'ignore_index' for nn.CrossEntropyLoss() doesn't seem to work

MANSUM · October 18, 2017, 4:32pm

I am trying to use ignore_index, which is a newly introduced keyword parameter for nn.CrossEntropyLoss(). I updated pytorch from source code and it is up to date. (bleeding edge version)
The following is my code:

criterion = nn.CrossEntropyLoss()
for epoch in range(self.numEpoch):
    for batch in self.train_loader:
        user_idx = Variable(batch['user_idx']).cuda()
        item_vecs = Variable(batch['item_vecs'].float()).cuda()
        optimizer.zero_grad()
            
        pred = model(user_idx, item_vecs)
        loss = criterion(pred, item_vecs, ignore_index=-1) # I get the error here!!

        loss.backward()
        optimizer.step()

I get the following error message when I call criterion(pred, item_vecs, ignore_index=-1)

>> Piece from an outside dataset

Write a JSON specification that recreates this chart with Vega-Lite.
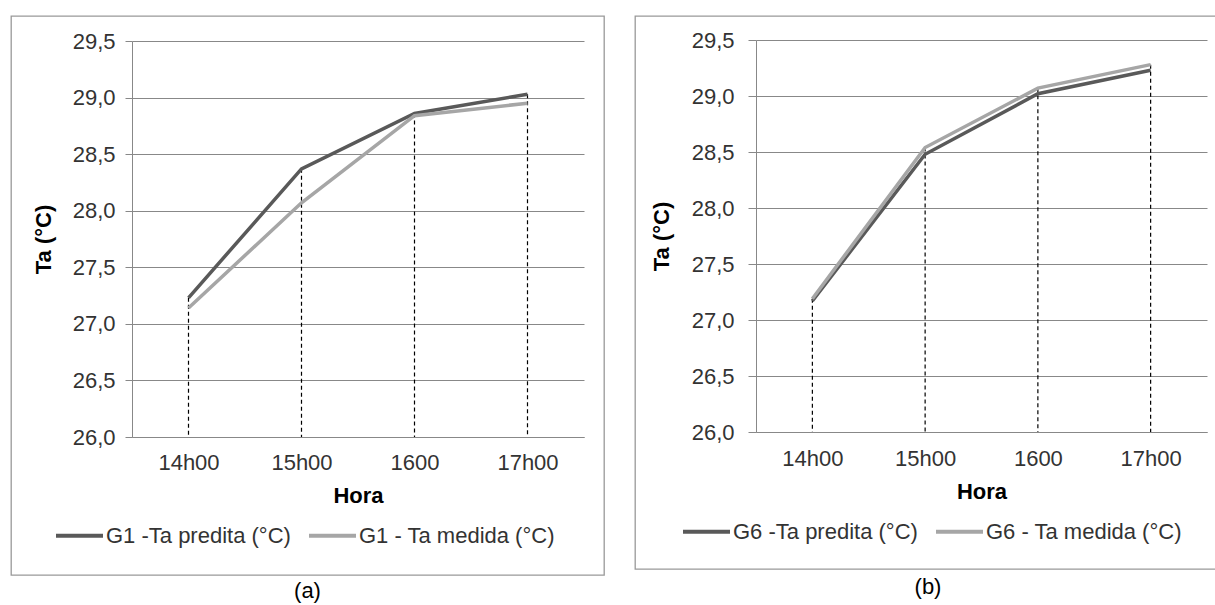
{
  "$schema": "https://vega.github.io/schema/vega-lite/v6.json",
  "padding": {"left": 10, "top": 15, "right": 0, "bottom": 0},
  "background": "white",
  "spacing": 29,
  "config": {
    "font": "Liberation Sans",
    "view": {"stroke": "#999999", "strokeWidth": 1.3},
    "axis": {
      "labelFont": "Liberation Sans",
      "titleFont": "Liberation Sans",
      "labelFontSize": 22,
      "titleFontSize": 22,
      "labelColor": "#333333",
      "titleColor": "#000000",
      "titleFontWeight": "bold",
      "domainColor": "#888888",
      "tickColor": "#888888",
      "gridColor": "#888888",
      "domainWidth": 1,
      "gridWidth": 1
    },
    "legend": {
      "labelFont": "Liberation Sans",
      "labelFontSize": 22,
      "labelColor": "#333333",
      "labelLimit": 400
    },
    "title": {"font": "Liberation Sans"}
  },
  "hconcat": [
    {
      "width": 593,
      "height": 559,
      "title": {"text": "(a)", "orient": "bottom", "offset": 6, "fontSize": 22, "fontWeight": "normal", "color": "#000000", "anchor": "middle"},
      "data": {
        "values": [
          {"hora": "14h00", "serie": "G1 -Ta predita (°C)", "ta": 27.23},
          {"hora": "15h00", "serie": "G1 -Ta predita (°C)", "ta": 28.37},
          {"hora": "1600", "serie": "G1 -Ta predita (°C)", "ta": 28.86},
          {"hora": "17h00", "serie": "G1 -Ta predita (°C)", "ta": 29.03},
          {"hora": "14h00", "serie": "G1 - Ta medida (°C)", "ta": 27.14},
          {"hora": "15h00", "serie": "G1 - Ta medida (°C)", "ta": 28.07},
          {"hora": "1600", "serie": "G1 - Ta medida (°C)", "ta": 28.84},
          {"hora": "17h00", "serie": "G1 - Ta medida (°C)", "ta": 28.95}
        ]
      },
      "encoding": {
        "x": {
          "field": "hora", "type": "ordinal",
          "scale": {"type": "point", "domain": ["14h00", "15h00", "1600", "17h00"], "range": [121, 573], "padding": 0.5},
          "axis": {"title": "Hora", "orient": "bottom", "offset": -138, "grid": false, "ticks": false, "tickSize": 0, "labelPadding": 15, "labelAngle": 0, "titlePadding": 12}
        }
      },
      "layer": [
        {
          "transform": [{"aggregate": [{"op": "max", "field": "ta", "as": "topo"}], "groupby": ["hora"]}],
          "mark": {"type": "rule", "strokeDash": [4, 3], "color": "#000000", "strokeWidth": 1.2},
          "encoding": {
            "y": {"field": "topo", "type": "quantitative", "scale": {"domain": [26, 29.5], "range": [421, 25], "nice": false, "zero": false}},
            "y2": {"datum": 26}
          }
        },
        {
          "mark": {"type": "line", "strokeWidth": 3.5},
          "encoding": {
            "y": {
              "field": "ta", "type": "quantitative",
              "scale": {"domain": [26, 29.5], "range": [421, 25], "nice": false, "zero": false},
              "axis": {"title": "Ta (°C)", "values": [26, 26.5, 27, 27.5, 28, 28.5, 29, 29.5], "labelExpr": "replace(format(datum.value, '.1f'), '.', ',')", "grid": true, "tickSize": 7, "labelPadding": 10, "titlePadding": 17, "offset": -121}
            },
            "color": {
              "field": "serie", "type": "nominal",
              "scale": {"domain": ["G1 -Ta predita (°C)", "G1 - Ta medida (°C)"], "range": ["#595959", "#a6a6a6"]},
              "legend": {"orient": "none", "legendX": 43, "legendY": 494, "direction": "horizontal", "title": null, "symbolType": "stroke", "symbolSize": 2209, "symbolStrokeWidth": 4, "labelOffset": 1, "columnPadding": 10, "padding": 0}
            }
          }
        }
      ]
    },
    {
      "width": 586,
      "height": 553,
      "title": {"text": "(b)", "orient": "bottom", "offset": 8, "fontSize": 22, "fontWeight": "normal", "color": "#000000", "anchor": "middle"},
      "data": {
        "values": [
          {"hora": "14h00", "serie": "G6 -Ta predita (°C)", "ta": 27.17},
          {"hora": "15h00", "serie": "G6 -Ta predita (°C)", "ta": 28.48},
          {"hora": "1600", "serie": "G6 -Ta predita (°C)", "ta": 29.02},
          {"hora": "17h00", "serie": "G6 -Ta predita (°C)", "ta": 29.23},
          {"hora": "14h00", "serie": "G6 - Ta medida (°C)", "ta": 27.19},
          {"hora": "15h00", "serie": "G6 - Ta medida (°C)", "ta": 28.54},
          {"hora": "1600", "serie": "G6 - Ta medida (°C)", "ta": 29.07},
          {"hora": "17h00", "serie": "G6 - Ta medida (°C)", "ta": 29.28}
        ]
      },
      "encoding": {
        "x": {
          "field": "hora", "type": "ordinal",
          "scale": {"type": "point", "domain": ["14h00", "15h00", "1600", "17h00"], "range": [121, 572], "padding": 0.5},
          "axis": {"title": "Hora", "orient": "bottom", "offset": -137, "grid": false, "ticks": false, "tickSize": 0, "labelPadding": 16, "labelAngle": 0, "titlePadding": 12}
        }
      },
      "layer": [
        {
          "transform": [{"aggregate": [{"op": "max", "field": "ta", "as": "topo"}], "groupby": ["hora"]}],
          "mark": {"type": "rule", "strokeDash": [4, 3], "color": "#000000", "strokeWidth": 1.2},
          "encoding": {
            "y": {"field": "topo", "type": "quantitative", "scale": {"domain": [26, 29.5], "range": [416, 24], "nice": false, "zero": false}},
            "y2": {"datum": 26}
          }
        },
        {
          "mark": {"type": "line", "strokeWidth": 3.5},
          "encoding": {
            "y": {
              "field": "ta", "type": "quantitative",
              "scale": {"domain": [26, 29.5], "range": [416, 24], "nice": false, "zero": false},
              "axis": {"title": "Ta (°C)", "values": [26, 26.5, 27, 27.5, 28, 28.5, 29, 29.5], "labelExpr": "replace(format(datum.value, '.1f'), '.', ',')", "grid": true, "tickSize": 8, "labelPadding": 14, "titlePadding": 18, "offset": -121}
            },
            "color": {
              "field": "serie", "type": "nominal",
              "scale": {"domain": ["G6 -Ta predita (°C)", "G6 - Ta medida (°C)"], "range": ["#595959", "#a6a6a6"]},
              "legend": {"orient": "none", "legendX": 46, "legendY": 490, "direction": "horizontal", "title": null, "symbolType": "stroke", "symbolSize": 2209, "symbolStrokeWidth": 4, "labelOffset": 1, "columnPadding": 10, "padding": 0}
            }
          }
        }
      ]
    }
  ],
  "resolve": {"scale": {"color": "independent", "x": "independent", "y": "independent"}}
}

TypeError: "forward() got an unexpected keyword argument 'ignore_index'"

I am tracking the source code, and I realized that the function forward() is from class CrossEntropyLoss() in torch/nn/modules/loss.py

The initializer has the parameter ignore_index. (Refer to line 515 of torch/nn/modules/loss.py)

Does anyone have any idea why this doesn’t work?

richard · October 18, 2017, 5:30pm

http://pytorch.org/docs/master/nn.html#torch.nn.CrossEntropyLoss

ignore_index should be specified when you construct the criterion function, ie,
criterion = nn.CrossEntropyLoss(ignore_index = -1)

And then you can use it elsewhere:
criterion(output, target)

MANSUM · October 19, 2017, 5:01am

I see! Thanks a lot!

shahabty · February 17, 2018, 10:23pm

Hello,
whenever I set ignore_index to -1 or 255 I face an error:
line 1054, in nll_loss
return torch._C._nn.nll_loss2d(input, target, weight, size_average, ignore_index, reduce)
RuntimeError: cuda runtime error (59) : device-side assert triggered at /opt/conda/conda-bld/pytorch_1518238409320/work/torch/lib/THCUNN/generic/SpatialClassNLLCriterion.cu:131

However, I need to set ignore_index to 255 or -1.

11185 · June 27, 2018, 5:35pm

Have you solved this problem?

royboy · June 27, 2018, 11:26pm

Are you running into this issue? I can’t seem to reproduce it, can you provide some code or the inputs that this is failing on?